»»

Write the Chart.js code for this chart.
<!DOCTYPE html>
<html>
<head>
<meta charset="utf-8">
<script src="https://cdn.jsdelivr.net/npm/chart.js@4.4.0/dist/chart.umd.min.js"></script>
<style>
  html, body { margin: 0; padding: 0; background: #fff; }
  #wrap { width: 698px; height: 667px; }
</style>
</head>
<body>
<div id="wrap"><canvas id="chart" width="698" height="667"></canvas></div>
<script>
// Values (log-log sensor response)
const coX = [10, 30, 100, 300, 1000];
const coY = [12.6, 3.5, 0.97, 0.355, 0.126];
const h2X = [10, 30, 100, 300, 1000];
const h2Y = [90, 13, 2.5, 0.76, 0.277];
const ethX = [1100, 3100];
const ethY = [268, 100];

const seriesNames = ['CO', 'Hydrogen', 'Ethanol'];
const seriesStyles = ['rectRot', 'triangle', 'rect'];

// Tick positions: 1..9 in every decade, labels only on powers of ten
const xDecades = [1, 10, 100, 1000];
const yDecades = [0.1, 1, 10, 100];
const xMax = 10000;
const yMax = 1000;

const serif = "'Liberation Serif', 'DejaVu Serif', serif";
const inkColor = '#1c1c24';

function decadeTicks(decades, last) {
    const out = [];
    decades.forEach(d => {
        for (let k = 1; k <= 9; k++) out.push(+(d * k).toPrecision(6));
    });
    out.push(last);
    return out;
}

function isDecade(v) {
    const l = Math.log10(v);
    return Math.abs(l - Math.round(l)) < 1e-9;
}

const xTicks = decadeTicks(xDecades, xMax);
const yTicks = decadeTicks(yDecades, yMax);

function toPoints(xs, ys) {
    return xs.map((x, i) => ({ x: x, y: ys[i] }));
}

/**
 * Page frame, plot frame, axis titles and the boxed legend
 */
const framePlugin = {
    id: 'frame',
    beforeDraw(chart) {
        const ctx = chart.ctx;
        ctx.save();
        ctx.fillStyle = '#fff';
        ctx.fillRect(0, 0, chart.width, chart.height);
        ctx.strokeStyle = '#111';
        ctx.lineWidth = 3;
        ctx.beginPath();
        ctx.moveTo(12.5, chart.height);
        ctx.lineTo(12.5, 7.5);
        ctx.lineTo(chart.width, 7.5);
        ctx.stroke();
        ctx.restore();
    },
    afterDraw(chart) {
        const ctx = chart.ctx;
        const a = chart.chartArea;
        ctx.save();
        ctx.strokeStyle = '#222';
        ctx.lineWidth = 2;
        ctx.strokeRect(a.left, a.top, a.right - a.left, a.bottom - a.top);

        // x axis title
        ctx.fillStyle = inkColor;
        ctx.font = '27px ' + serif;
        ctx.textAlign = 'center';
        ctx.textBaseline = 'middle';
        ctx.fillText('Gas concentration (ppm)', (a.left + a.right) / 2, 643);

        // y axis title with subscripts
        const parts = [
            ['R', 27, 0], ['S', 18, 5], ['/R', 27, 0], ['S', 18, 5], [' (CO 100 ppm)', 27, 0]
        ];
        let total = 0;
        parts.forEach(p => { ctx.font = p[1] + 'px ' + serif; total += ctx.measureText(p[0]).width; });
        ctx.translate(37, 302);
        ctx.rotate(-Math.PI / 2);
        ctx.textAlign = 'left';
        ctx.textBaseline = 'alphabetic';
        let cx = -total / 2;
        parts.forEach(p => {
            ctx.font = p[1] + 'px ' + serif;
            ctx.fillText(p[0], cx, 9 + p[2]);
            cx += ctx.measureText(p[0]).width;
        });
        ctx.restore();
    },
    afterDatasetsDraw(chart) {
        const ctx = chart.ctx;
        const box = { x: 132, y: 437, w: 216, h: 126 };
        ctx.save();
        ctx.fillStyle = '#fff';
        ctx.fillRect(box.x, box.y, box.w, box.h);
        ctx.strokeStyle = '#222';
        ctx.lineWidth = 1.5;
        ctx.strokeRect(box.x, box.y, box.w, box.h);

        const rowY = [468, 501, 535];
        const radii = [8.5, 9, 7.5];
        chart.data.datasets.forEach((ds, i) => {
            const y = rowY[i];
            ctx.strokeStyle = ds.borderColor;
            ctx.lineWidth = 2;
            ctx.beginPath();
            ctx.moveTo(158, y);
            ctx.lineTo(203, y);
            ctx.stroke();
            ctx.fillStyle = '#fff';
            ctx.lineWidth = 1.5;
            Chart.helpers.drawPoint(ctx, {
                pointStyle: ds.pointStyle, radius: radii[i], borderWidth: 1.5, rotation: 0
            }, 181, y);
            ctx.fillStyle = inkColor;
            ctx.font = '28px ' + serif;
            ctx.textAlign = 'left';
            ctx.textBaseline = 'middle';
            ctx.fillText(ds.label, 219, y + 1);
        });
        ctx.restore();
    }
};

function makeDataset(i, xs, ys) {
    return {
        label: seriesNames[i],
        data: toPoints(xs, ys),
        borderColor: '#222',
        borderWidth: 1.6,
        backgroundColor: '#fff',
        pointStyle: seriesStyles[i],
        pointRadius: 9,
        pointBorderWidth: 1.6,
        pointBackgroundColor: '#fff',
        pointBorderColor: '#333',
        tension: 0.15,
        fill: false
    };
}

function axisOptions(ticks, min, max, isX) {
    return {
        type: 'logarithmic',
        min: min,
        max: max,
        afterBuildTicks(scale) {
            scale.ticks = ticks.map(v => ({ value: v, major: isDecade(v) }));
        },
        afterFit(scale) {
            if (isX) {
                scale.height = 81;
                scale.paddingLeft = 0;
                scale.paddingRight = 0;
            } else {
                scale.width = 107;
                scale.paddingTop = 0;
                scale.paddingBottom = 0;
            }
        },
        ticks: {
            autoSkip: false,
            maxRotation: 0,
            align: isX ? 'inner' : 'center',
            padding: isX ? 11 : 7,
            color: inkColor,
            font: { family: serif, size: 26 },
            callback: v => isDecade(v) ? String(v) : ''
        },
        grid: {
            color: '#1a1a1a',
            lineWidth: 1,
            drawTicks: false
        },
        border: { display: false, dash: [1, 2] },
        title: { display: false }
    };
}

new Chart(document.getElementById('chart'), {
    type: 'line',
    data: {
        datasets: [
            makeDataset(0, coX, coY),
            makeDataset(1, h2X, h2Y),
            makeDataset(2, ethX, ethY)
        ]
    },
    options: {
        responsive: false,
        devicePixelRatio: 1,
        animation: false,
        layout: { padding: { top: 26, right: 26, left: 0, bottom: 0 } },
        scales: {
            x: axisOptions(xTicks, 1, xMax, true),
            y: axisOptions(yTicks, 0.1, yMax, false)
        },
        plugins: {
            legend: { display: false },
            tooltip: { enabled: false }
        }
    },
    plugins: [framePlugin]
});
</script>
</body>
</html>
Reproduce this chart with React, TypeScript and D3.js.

««

▶ **WHAT THE TASK ASKS**: Copy every record exactly as presented.

▶ **THE SOLUTION**:
Write the Chart.js code for this chart.
<!DOCTYPE html>
<html>
<head>
<meta charset="utf-8">
<script src="https://cdn.jsdelivr.net/npm/chart.js@4.4.0/dist/chart.umd.min.js"></script>
<style>
  html, body { margin: 0; padding: 0; background: #fff; }
  #wrap { width: 698px; height: 667px; }
</style>
</head>
<body>
<div id="wrap"><canvas id="chart" width="698" height="667"></canvas></div>
<script>
// Values (log-log sensor response)
const coX = [10, 30, 100, 300, 1000];
const coY = [12.6, 3.5, 0.97, 0.355, 0.126];
const h2X = [10, 30, 100, 300, 1000];
const h2Y = [90, 13, 2.5, 0.76, 0.277];
const ethX = [1100, 3100];
const ethY = [268, 100];

const seriesNames = ['CO', 'Hydrogen', 'Ethanol'];
const seriesStyles = ['rectRot', 'triangle', 'rect'];

// Tick positions: 1..9 in every decade, labels only on powers of ten
const xDecades = [1, 10, 100, 1000];
const yDecades = [0.1, 1, 10, 100];
const xMax = 10000;
const yMax = 1000;

const serif = "'Liberation Serif', 'DejaVu Serif', serif";
const inkColor = '#1c1c24';

function decadeTicks(decades, last) {
    const out = [];
    decades.forEach(d => {
        for (let k = 1; k <= 9; k++) out.push(+(d * k).toPrecision(6));
    });
    out.push(last);
    return out;
}

function isDecade(v) {
    const l = Math.log10(v);
    return Math.abs(l - Math.round(l)) < 1e-9;
}

const xTicks = decadeTicks(xDecades, xMax);
const yTicks = decadeTicks(yDecades, yMax);

function toPoints(xs, ys) {
    return xs.map((x, i) => ({ x: x, y: ys[i] }));
}

/**
 * Page frame, plot frame, axis titles and the boxed legend
 */
const framePlugin = {
    id: 'frame',
    beforeDraw(chart) {
        const ctx = chart.ctx;
        ctx.save();
        ctx.fillStyle = '#fff';
        ctx.fillRect(0, 0, chart.width, chart.height);
        ctx.strokeStyle = '#111';
        ctx.lineWidth = 3;
        ctx.beginPath();
        ctx.moveTo(12.5, chart.height);
        ctx.lineTo(12.5, 7.5);
        ctx.lineTo(chart.width, 7.5);
        ctx.stroke();
        ctx.restore();
    },
    afterDraw(chart) {
        const ctx = chart.ctx;
        const a = chart.chartArea;
        ctx.save();
        ctx.strokeStyle = '#222';
        ctx.lineWidth = 2;
        ctx.strokeRect(a.left, a.top, a.right - a.left, a.bottom - a.top);

        // x axis title
        ctx.fillStyle = inkColor;
        ctx.font = '27px ' + serif;
        ctx.textAlign = 'center';
        ctx.textBaseline = 'middle';
        ctx.fillText('Gas concentration (ppm)', (a.left + a.right) / 2, 643);

        // y axis title with subscripts
        const parts = [
            ['R', 27, 0], ['S', 18, 5], ['/R', 27, 0], ['S', 18, 5], [' (CO 100 ppm)', 27, 0]
        ];
        let total = 0;
        parts.forEach(p => { ctx.font = p[1] + 'px ' + serif; total += ctx.measureText(p[0]).width; });
        ctx.translate(37, 302);
        ctx.rotate(-Math.PI / 2);
        ctx.textAlign = 'left';
        ctx.textBaseline = 'alphabetic';
        let cx = -total / 2;
        parts.forEach(p => {
            ctx.font = p[1] + 'px ' + serif;
            ctx.fillText(p[0], cx, 9 + p[2]);
            cx += ctx.measureText(p[0]).width;
        });
        ctx.restore();
    },
    afterDatasetsDraw(chart) {
        const ctx = chart.ctx;
        const box = { x: 132, y: 437, w: 216, h: 126 };
        ctx.save();
        ctx.fillStyle = '#fff';
        ctx.fillRect(box.x, box.y, box.w, box.h);
        ctx.strokeStyle = '#222';
        ctx.lineWidth = 1.5;
        ctx.strokeRect(box.x, box.y, box.w, box.h);

        const rowY = [468, 501, 535];
        const radii = [8.5, 9, 7.5];
        chart.data.datasets.forEach((ds, i) => {
            const y = rowY[i];
            ctx.strokeStyle = ds.borderColor;
            ctx.lineWidth = 2;
            ctx.beginPath();
            ctx.moveTo(158, y);
            ctx.lineTo(203, y);
            ctx.stroke();
            ctx.fillStyle = '#fff';
            ctx.lineWidth = 1.5;
            Chart.helpers.drawPoint(ctx, {
                pointStyle: ds.pointStyle, radius: radii[i], borderWidth: 1.5, rotation: 0
            }, 181, y);
            ctx.fillStyle = inkColor;
            ctx.font = '28px ' + serif;
            ctx.textAlign = 'left';
            ctx.textBaseline = 'middle';
            ctx.fillText(ds.label, 219, y + 1);
        });
        ctx.restore();
    }
};

function makeDataset(i, xs, ys) {
    return {
        label: seriesNames[i],
        data: toPoints(xs, ys),
        borderColor: '#222',
        borderWidth: 1.6,
        backgroundColor: '#fff',
        pointStyle: seriesStyles[i],
        pointRadius: 9,
        pointBorderWidth: 1.6,
        pointBackgroundColor: '#fff',
        pointBorderColor: '#333',
        tension: 0.15,
        fill: false
    };
}

function axisOptions(ticks, min, max, isX) {
    return {
        type: 'logarithmic',
        min: min,
        max: max,
        afterBuildTicks(scale) {
            scale.ticks = ticks.map(v => ({ value: v, major: isDecade(v) }));
        },
        afterFit(scale) {
            if (isX) {
                scale.height = 81;
                scale.paddingLeft = 0;
                scale.paddingRight = 0;
            } else {
                scale.width = 107;
                scale.paddingTop = 0;
                scale.paddingBottom = 0;
            }
        },
        ticks: {
            autoSkip: false,
            maxRotation: 0,
            align: isX ? 'inner' : 'center',
            padding: isX ? 11 : 7,
            color: inkColor,
            font: { family: serif, size: 26 },
            callback: v => isDecade(v) ? String(v) : ''
        },
        grid: {
            color: '#1a1a1a',
            lineWidth: 1,
            drawTicks: false
        },
        border: { display: false, dash: [1, 2] },
        title: { display: false }
    };
}

new Chart(document.getElementById('chart'), {
    type: 'line',
    data: {
        datasets: [
            makeDataset(0, coX, coY),
            makeDataset(1, h2X, h2Y),
            makeDataset(2, ethX, ethY)
        ]
    },
    options: {
        responsive: false,
        devicePixelRatio: 1,
        animation: false,
        layout: { padding: { top: 26, right: 26, left: 0, bottom: 0 } },
        scales: {
            x: axisOptions(xTicks, 1, xMax, true),
            y: axisOptions(yTicks, 0.1, yMax, false)
        },
        plugins: {
            legend: { display: false },
            tooltip: { enabled: false }
        }
    },
    plugins: [framePlugin]
});
</script>
</body>
</html>
Reproduce this chart with React, TypeScript and D3.js.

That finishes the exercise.